With calls for people to save more, tax-free savings are seen as a way to stimulate the habit. Indeed, 70% of people believe that tax-free savings, like ISAs, encourage people to save. However, 22% of respondents believe that the encouragement is only aimed at the wealthy, which may be linked to the perceived bias towards stocks and shares.
When asked their views on what is the best way to accrue money in the long term, three times as many respondents answered “cash savings in banks or building societies” than did “stock and shares” (31% : 8%).
These latest findings follow Clydesdale and Yorkshire Banks’ announcement last month that UK savers have on average missed out on over £1bn of tax-benefit on their saving returns every year by failing to use the full ISA allowance.
And with an increased allowance of £10,200 in effect from April 2010, if UK savers continue to fail to make full use of the annual ISA allowance they could potentially lose £1.7 billion pounds in tax-free interest in 2010/2011.
Steve Reid, Retail Director, Clydesdale Bank, said:
“The lack of flexibility in ISA rules means that a significant number of taxpayers cannot make full use of the ISA allowance.
“Savers and investors clearly feel that they should have the right to make full use of the allowance within their risk profile.

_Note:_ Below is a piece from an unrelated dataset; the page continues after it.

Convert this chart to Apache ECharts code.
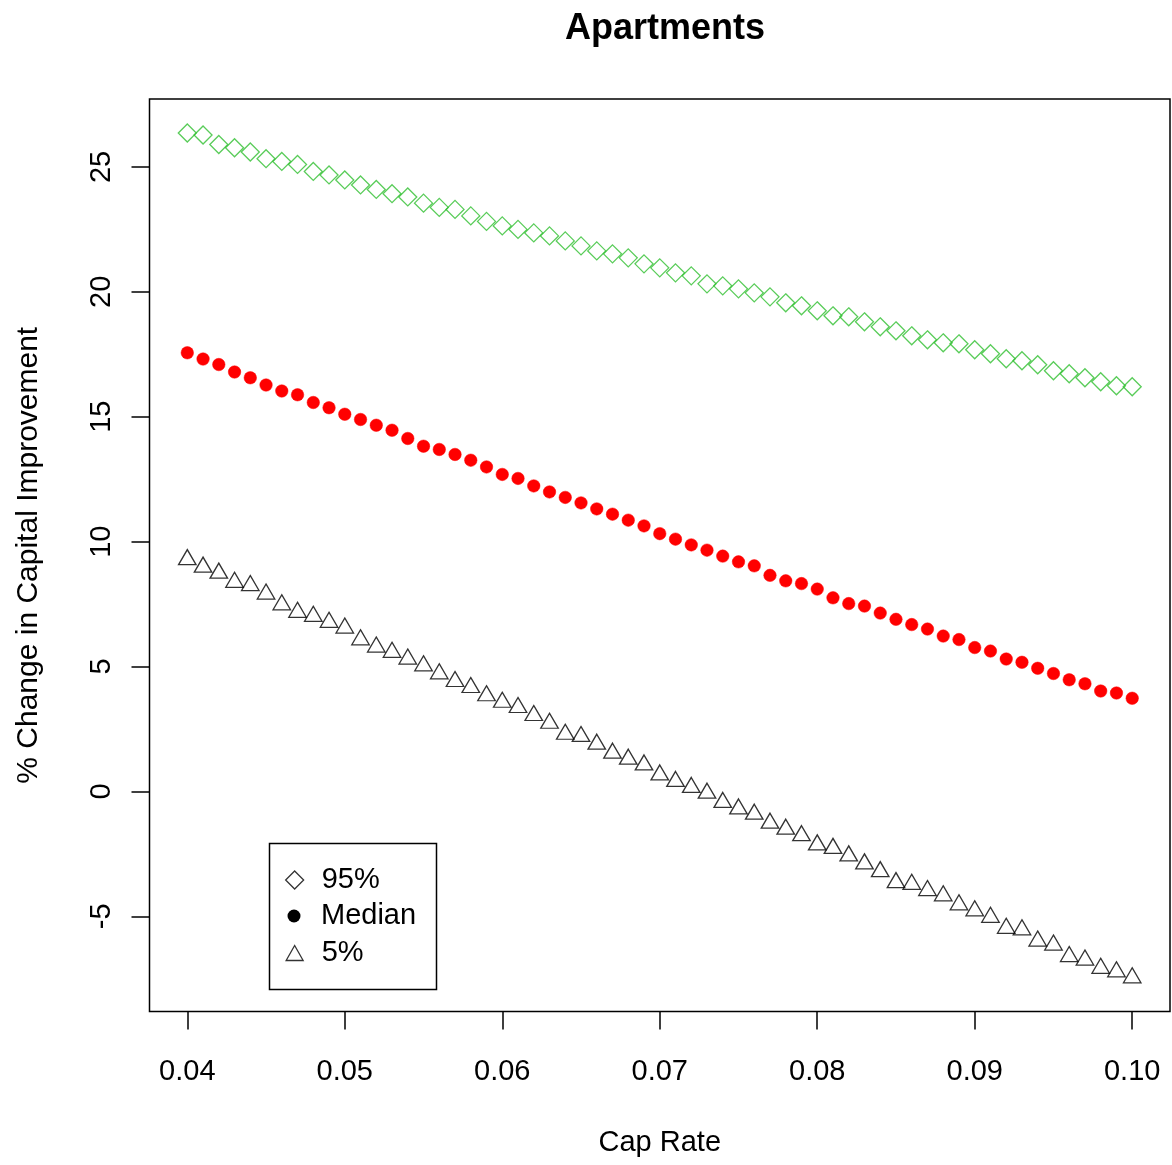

A higher allowance in the new tax year is of little benefit to those who are risk averse if they can only make use of half of it. If we want people to save more we have to support those for whom the stock market represents too much risk.
“Clearly there are places for cash and stock market investments, but to truly encourage saving, consumers should have the choice to invest their full allowance in cash.”